Les autorités de Malabo ont entrepris une chasse aux étrangers et parlent d'une opération de lutte contre l'immigration irrégulière sur le territoire équato guinéen
Par dizaines, des citoyens camerounais ont regagné leur pays, contre leur gré. Depuis la semaine dernière, la première vague de ces "expulsés" est arrivée dans la ville de Limbé, dans la région anglophone du Sud-Ouest, sur laquelle viennent s'échouer les eaux de l'océan atlantique. Ils sont arrivés, en provenance de Malabo, la capitale équato-guinéenne, sur des embarcations de fortune -des pirogues- au terme de voyages nocturnes souvent éprouvants. Quatre heures de trajet en moyenne. Un supplice supplémentaire après avoir connu la faim cinq jours durant.

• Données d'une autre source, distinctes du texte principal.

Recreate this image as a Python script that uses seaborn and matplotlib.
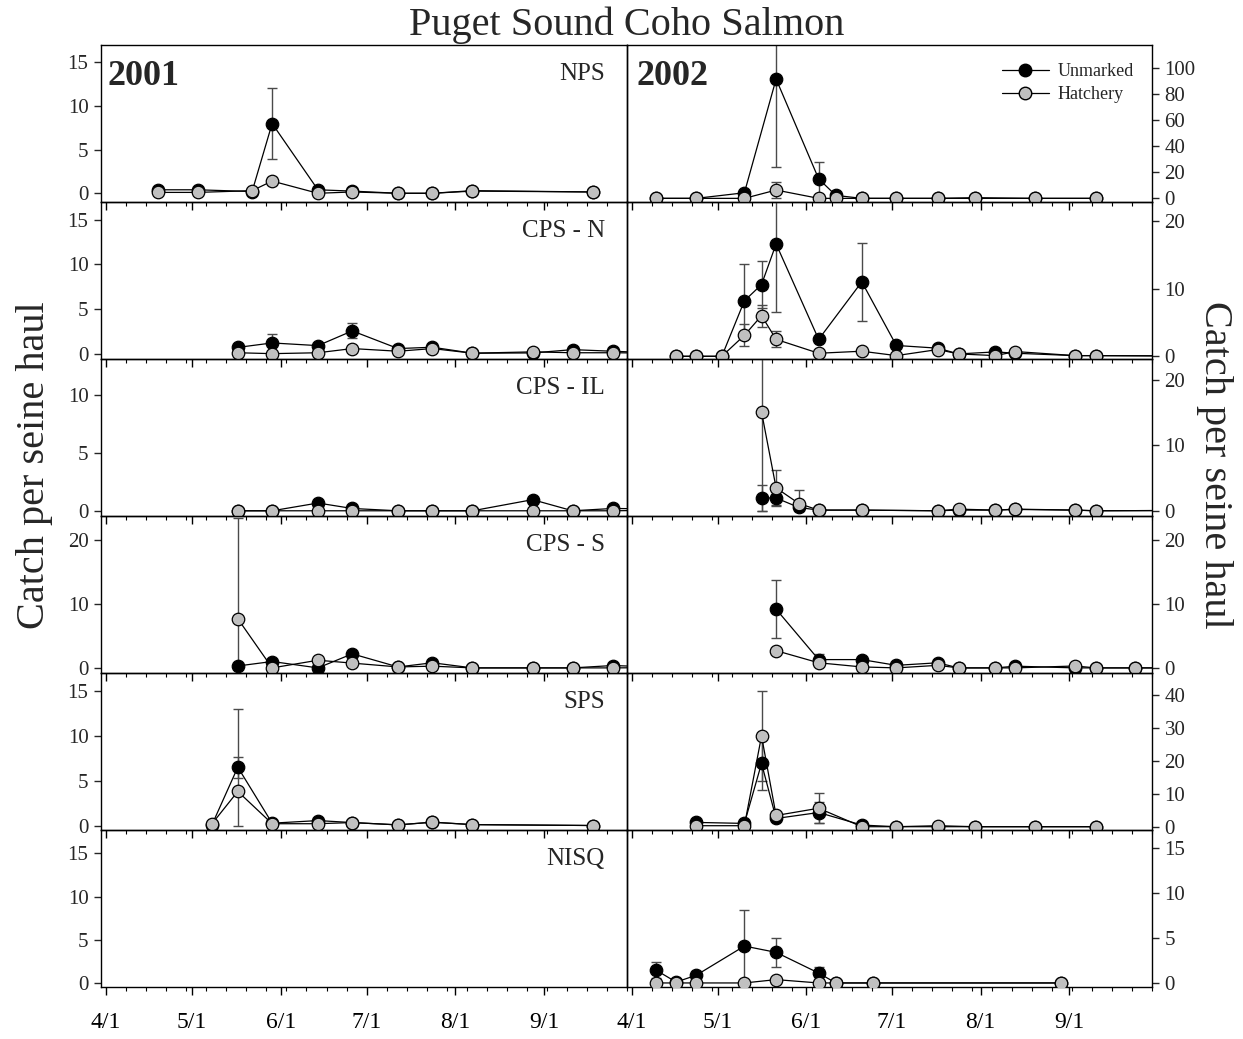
import numpy as np
import pandas as pd
import matplotlib
matplotlib.use('Agg')
import matplotlib.pyplot as plt
import seaborn as sns
from matplotlib.lines import Line2D

sns.set_theme(style='ticks')
plt.rcParams['font.family'] = ['Liberation Serif', 'DejaVu Serif']

# ---------------- data (x = days since April 1) ----------------
regions = ["NPS", "CPS - N", "CPS - IL", "CPS - S", "SPS", "NISQ"]
years = ["2001", "2002"]
month_ticks = [0, 30, 61, 91, 122, 153]
month_labels = ["4/1", "5/1", "6/1", "7/1", "8/1", "9/1"]

# 2001
nps01_x = [18, 32, 51, 58, 74, 86, 102, 114, 128, 170]
nps01_u = [0.4, 0.4, 0.2, 8.0, 0.4, 0.25, 0.0, 0.0, 0.3, 0.15]
nps01_use = [0, 0, 0, 4.1, 0, 0, 0, 0, 0, 0]
nps01_h = [0.1, 0.1, 0.3, 1.4, 0.0, 0.15, 0.0, 0.0, 0.25, 0.15]
nps01_hse = [0, 0, 0, 0.5, 0, 0, 0, 0, 0, 0]

cpsn01_x = [46, 58, 74, 86, 102, 114, 128, 149, 163, 177, 195]
cpsn01_u = [0.7, 1.2, 0.9, 2.55, 0.57, 0.72, 0.05, 0.08, 0.45, 0.27, 0.05]
cpsn01_use = [0.35, 1.0, 0, 0.85, 0, 0, 0, 0, 0, 0, 0]
cpsn01_h = [0.1, 0.0, 0.1, 0.57, 0.27, 0.57, 0.05, 0.2, 0.1, 0.1, 0.05]
cpsn01_hse = [0, 0, 0, 0, 0, 0, 0, 0, 0, 0, 0]

cpsil01_x = [46, 58, 74, 86, 102, 114, 128, 149, 163, 177, 195]
cpsil01_u = [0.0, 0.0, 0.67, 0.2, 0.0, 0.0, 0.0, 0.96, 0.0, 0.2, 0.15]
cpsil01_use = [0, 0, 0, 0, 0, 0, 0, 0, 0, 0, 0]
cpsil01_h = [0, 0, 0, 0, 0, 0, 0, 0, 0, 0, 0.05]
cpsil01_hse = [0, 0, 0, 0, 0, 0, 0, 0, 0, 0, 0]

cpss01_x = [46, 58, 74, 86, 102, 114, 128, 149, 163, 177, 195]
cpss01_u = [0.3, 1.0, 0.0, 2.2, 0.15, 0.8, 0, 0, 0, 0.37, 0.1]
cpss01_use = [0, 0, 0, 0, 0, 0, 0, 0, 0, 0, 0]
cpss01_h = [7.7, 0.0, 1.2, 0.75, 0.15, 0.27, 0, 0, 0, 0, 0.05]
cpss01_hse = [15.8, 0, 0, 0, 0, 0, 0, 0, 0, 0, 0]

sps01_x = [37, 46, 58, 74, 86, 102, 114, 128, 170]
sps01_u = [0.1, 6.5, 0.26, 0.55, 0.33, 0.07, 0.37, 0.1, 0.0]
sps01_use = [0, 1.15, 0, 0, 0, 0, 0, 0, 0]
sps01_h = [0.2, 3.8, 0.2, 0.2, 0.33, 0.07, 0.37, 0.1, 0.0]
sps01_hse = [0, 9.2, 0, 0, 0, 0, 0, 0, 0]

nisq01_x, nisq01_u, nisq01_use, nisq01_h, nisq01_hse = [], [], [], [], []

# 2002
nps02_x = [8.5, 22.4, 39.3, 50.4, 65.3, 71.3, 80.4, 92.5, 107.0, 120.1, 141.1, 162.3]
nps02_u = [0, 0, 4.3, 91.8, 15.0, 2.3, 0, 0, 0, 0.5, 0, 0]
nps02_use = [0, 0, 0, 68, 12.8, 0, 0, 0, 0, 0, 0, 0]
nps02_h = [0, 0, 0, 6.4, 0, 0, 0, 0, 0, 0, 0, 0]
nps02_hse = [0, 0, 0, 6.0, 0, 0, 0, 0, 0, 0, 0, 0]

cpsn02_x = [15.4, 22.4, 31.4, 39.3, 45.3, 50.4, 65.3, 80.4, 92.5, 107.0, 114.3, 127.2, 134.2, 155.1, 162.3, 195]
cpsn02_u = [0, 0, 0, 8.2, 10.6, 16.6, 2.5, 11.0, 1.6, 1.2, 0.35, 0.65, 0.45, 0.1, 0.1, 0.05]
cpsn02_use = [0, 0, 0, 5.5, 3.5, 10.0, 0, 5.8, 0, 0, 0, 0, 0, 0, 0, 0]
cpsn02_h = [0, 0, 0, 3.1, 6.0, 2.5, 0.45, 0.75, 0.1, 1.0, 0.35, 0.1, 0.7, 0.1, 0.1, 0.05]
cpsn02_hse = [0, 0, 0, 1.6, 1.6, 1.2, 0, 0, 0, 0, 0, 0, 0, 0, 0, 0]

cpsil02_x = [45.3, 50.4, 58.4, 65.3, 80.4, 107.0, 114.3, 127.2, 134.2, 155.1, 162.3, 195]
cpsil02_u = [1.95, 1.95, 0.5, 0.1, 0.1, 0, 0.1, 0.1, 0.2, 0.1, 0, 0.05]
cpsil02_use = [2.0, 1.05, 0, 0, 0, 0, 0, 0, 0, 0, 0, 0]
cpsil02_h = [15.1, 3.5, 1.1, 0.1, 0.1, 0, 0.25, 0.1, 0.25, 0.1, 0, 0.05]
cpsil02_hse = [16.0, 2.7, 2.1, 0, 0, 0, 0, 0, 0, 0, 0, 0]

cpss02_x = [50.4, 65.3, 80.4, 92.5, 107.0, 114.3, 127.2, 134.2, 155.1, 162.3, 176.2, 195]
cpss02_u = [9.2, 1.3, 1.3, 0.4, 0.8, 0, 0, 0.27, 0, 0, 0, 0]
cpss02_use = [4.5, 0.9, 0, 0, 0, 0, 0, 0, 0, 0, 0, 0]
cpss02_h = [2.7, 0.8, 0.15, 0, 0.4, 0, 0, 0, 0.3, 0, 0, 0]
cpss02_hse = [0, 0, 0, 0, 0, 0, 0, 0, 0, 0, 0, 0]

sps02_x = [22.4, 39.3, 45.3, 50.4, 65.3, 80.4, 92.5, 107.0, 120.1, 141.1, 162.3]
sps02_u = [1.3, 1.0, 19.2, 2.5, 4.3, 0.5, 0, 0, 0, 0, 0]
sps02_use = [0, 0, 8.0, 0, 3.3, 0, 0, 0, 0, 0, 0]
sps02_h = [0.3, 0.3, 27.5, 3.4, 5.6, 0, 0, 0.3, 0, 0, 0]
sps02_hse = [0, 0, 13.7, 0, 4.6, 0, 0, 0, 0, 0, 0]

nisq02_x = [8.5, 15.4, 22.4, 39.3, 50.4, 65.3, 71.3, 84.3, 150.2]
nisq02_u = [1.4, 0.1, 0.85, 4.1, 3.4, 1.1, 0, 0, 0]
nisq02_use = [0.9, 0, 0.45, 4.0, 1.65, 0.7, 0, 0, 0]
nisq02_h = [0, 0, 0, 0, 0.37, 0, 0, 0, 0]
nisq02_hse = [0, 0, 0, 0, 0, 0, 0, 0, 0]

panels = {
    (0, 0): (nps01_x, nps01_u, nps01_use, nps01_h, nps01_hse),
    (1, 0): (cpsn01_x, cpsn01_u, cpsn01_use, cpsn01_h, cpsn01_hse),
    (2, 0): (cpsil01_x, cpsil01_u, cpsil01_use, cpsil01_h, cpsil01_hse),
    (3, 0): (cpss01_x, cpss01_u, cpss01_use, cpss01_h, cpss01_hse),
    (4, 0): (sps01_x, sps01_u, sps01_use, sps01_h, sps01_hse),
    (5, 0): (nisq01_x, nisq01_u, nisq01_use, nisq01_h, nisq01_hse),
    (0, 1): (nps02_x, nps02_u, nps02_use, nps02_h, nps02_hse),
    (1, 1): (cpsn02_x, cpsn02_u, cpsn02_use, cpsn02_h, cpsn02_hse),
    (2, 1): (cpsil02_x, cpsil02_u, cpsil02_use, cpsil02_h, cpsil02_hse),
    (3, 1): (cpss02_x, cpss02_u, cpss02_use, cpss02_h, cpss02_hse),
    (4, 1): (sps02_x, sps02_u, sps02_use, sps02_h, sps02_hse),
    (5, 1): (nisq02_x, nisq02_u, nisq02_use, nisq02_h, nisq02_hse),
}

ylims = {
    (0, 0): (-1.0, 17.0), (0, 1): (-2.8, 118),
    (1, 0): (-0.6, 17.0), (1, 1): (-0.4, 22.8),
    (2, 0): (-0.45, 13.1), (2, 1): (-0.8, 23.2),
    (3, 0): (-0.8, 23.8), (3, 1): (-0.8, 23.8),
    (4, 0): (-0.5, 17.0), (4, 1): (-1.0, 46.6),
    (5, 0): (-0.47, 17.7), (5, 1): (-0.45, 17.0),
}
yticks = {
    (0, 0): [0, 5, 10, 15], (0, 1): [0, 20, 40, 60, 80, 100],
    (1, 0): [0, 5, 10, 15], (1, 1): [0, 10, 20],
    (2, 0): [0, 5, 10], (2, 1): [0, 10, 20],
    (3, 0): [0, 10, 20], (3, 1): [0, 10, 20],
    (4, 0): [0, 5, 10, 15], (4, 1): [0, 10, 20, 30, 40],
    (5, 0): [0, 5, 10, 15], (5, 1): [0, 5, 10, 15],
}

# ---------------- layout ----------------
W, H = 1243, 1039
fig = plt.figure(figsize=(W / 100, H / 100), dpi=100, facecolor='white')
left, mid, right = 101 / W, 627 / W, 1152 / W
top, bottom = 1 - 45 / H, 1 - 987 / H
h = (top - bottom) / 6
xlim = (-1.8, 182)
weekly = np.arange(0, 183, 7)

GRAY = '#c0c0c0'
ECOL = '#4a4a4a'

axes = {}
for r in range(6):
    for c in range(2):
        x0 = left if c == 0 else mid
        w = (mid - left) if c == 0 else (right - mid)
        ax = fig.add_axes([x0, top - (r + 1) * h, w, h])
        ax.patch.set_visible(False)
        axes[(r, c)] = ax

for (r, c), ax in axes.items():
    xs, u, use, hh, hse = panels[(r, c)]
    if len(xs):
        u = np.array(u); use = np.array(use)
        hh = np.array(hh); hse = np.array(hse)
        ax.errorbar(xs, u, yerr=[np.minimum(use, u), use], fmt='none', ecolor=ECOL,
                    elinewidth=1.0, capsize=3.5, capthick=1.0, zorder=2)
        ax.errorbar(xs, hh, yerr=[np.minimum(hse, hh), hse], fmt='none', ecolor=ECOL,
                    elinewidth=1.0, capsize=3.5, capthick=1.0, zorder=2)
        sns.lineplot(x=xs, y=u, ax=ax, color='black', lw=0.9, marker='o', markersize=9,
                     markerfacecolor='black', markeredgecolor='black', markeredgewidth=0.9,
                     errorbar=None, legend=False, zorder=3)
        sns.lineplot(x=xs, y=hh, ax=ax, color='black', lw=0.9, marker='o', markersize=9,
                     markerfacecolor=GRAY, markeredgecolor='black', markeredgewidth=0.9,
                     errorbar=None, legend=False, zorder=4)
    ax.set_xlim(*xlim)
    ax.set_ylim(*ylims[(r, c)])
    ax.set_xticks(month_ticks)
    ax.set_xticks(weekly, minor=True)
    ax.set_yticks(yticks[(r, c)])
    ax.set_xlabel('')
    ax.set_ylabel('')
    for s in ax.spines.values():
        s.set_visible(True)
        s.set_linewidth(1.0)
        s.set_color('black')
    ax.tick_params(axis='x', which='major', direction='out', length=6, width=1.0,
                   labelsize=17, pad=12, colors='black', top=False, bottom=True)
    ax.tick_params(axis='x', which='minor', direction='out', length=3, width=0.8,
                   top=False, bottom=True, colors='black')
    if r == 5:
        ax.set_xticklabels(month_labels)
    else:
        ax.set_xticklabels([])
    if c == 0:
        ax.tick_params(axis='y', direction='out', length=5, width=1.0, labelsize=15,
                       left=True, right=False, labelleft=True, labelright=False, pad=4)
        ax.text(0.958, 0.815, regions[r], transform=ax.transAxes, ha='right', va='center',
                fontsize=18)
    else:
        ax.tick_params(axis='y', direction='out', length=5, width=1.0, labelsize=15,
                       left=False, right=True, labelleft=False, labelright=True, pad=4)
    if r == 0:
        ax.text(0.012 if c == 0 else 0.019, 0.8, years[c], transform=ax.transAxes,
                ha='left', va='center', fontsize=26, fontweight='bold')

handles = [
    Line2D([], [], color='black', lw=0.9, marker='o', markersize=9,
           markerfacecolor='black', markeredgecolor='black'),
    Line2D([], [], color='black', lw=0.9, marker='o', markersize=9,
           markerfacecolor=GRAY, markeredgecolor='black'),
]
axes[(0, 1)].legend(handles, ['Unmarked', 'Hatchery'], loc='upper right',
                    bbox_to_anchor=(0.99, 0.965), frameon=False, fontsize=13,
                    handlelength=2.6, handletextpad=0.5, labelspacing=0.35, borderpad=0.2)

fig.text(627 / W, 1 - 25 / H, 'Puget Sound Coho Salmon', ha='center', va='center', fontsize=29)
fig.text(35 / W, 1 - 465 / H, 'Catch per seine haul', ha='center', va='center',
         rotation=90, fontsize=29)
fig.text(1215 / W, 1 - 465 / H, 'Catch per seine haul', ha='center', va='center',
         rotation=270, fontsize=29)

fig.savefig('out.png', dpi=100, facecolor='white')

Les témoignages font état d'un séjour dans les commissariats et autres lieux de détention à Malabo où il n'était pas possible de se nourrir. Souvenirs aussi, selon les "expulsés", de ces centres où certains ont subi des tortures : bastonnades sur la plante des pieds exhibée par quelques infortunés à des reporters locaux accourus sur le lieu de rassemblement à Limbé. Sans compter que ces Camerounais sont arrivés sans bagages, leurs biens passés par pertes et profits. Dans certains cas, cela représente deux ou trois années de labeur, d'accumulation et d'économies, aujourd'hui partis en fumée. Un cauchemar pour ces centaines de personnes, parties "se débrouiller", "se chercher", "se battre" au pays du président Obiang Nguéma. Baptisé nouvel "eldorado" d'Afrique centrale, la Guinée équatoriale représente, à leurs yeux, le décollage économique envié par beaucoup dans la région. Elle attire les étrangers en quête des retombées de la manne pétrolière.
Dans un communiqué signé le 17 octobre dernier, Désiré Jean Claude Owono Mengue, ambassadeur du Cameroun en Guinée-équatoriale, " invitait tous ses compatriotes qui souhaitent rester sur le territoire équato-guinéen à venir déposer à l'ambassade des photocopies de leurs passeports, et/ou de leurs anciennes cartes de résident au plus tard le 19 octobre 2022 ".
A l'ambassade de Guinée équatoriale à Yaoundé, les officiels sollicités vendredi pour fournir des éclaircissements étaient sans voix.
Il est vrai que ce n'est pas la première fois que des Camerounais sont considérés comme indésirables en Guinée équatoriale. Il est arrivé qu'un banal accident de la circulation mette le feu aux poudres. Il y a trois ans, un commerçant camerounais à moto, dans la localité frontalière de Kyo Si à la pointe méridionale du Cameroun, heurtait un Equato-guinéen. La levée de boucliers s'organisa immédiatement contre la communauté camerounaise et se solda par la mort du malheureux automobiliste. Cette localité frontalière est du reste le théâtre des tensions épisodiques entre les ressortissants des deux pays.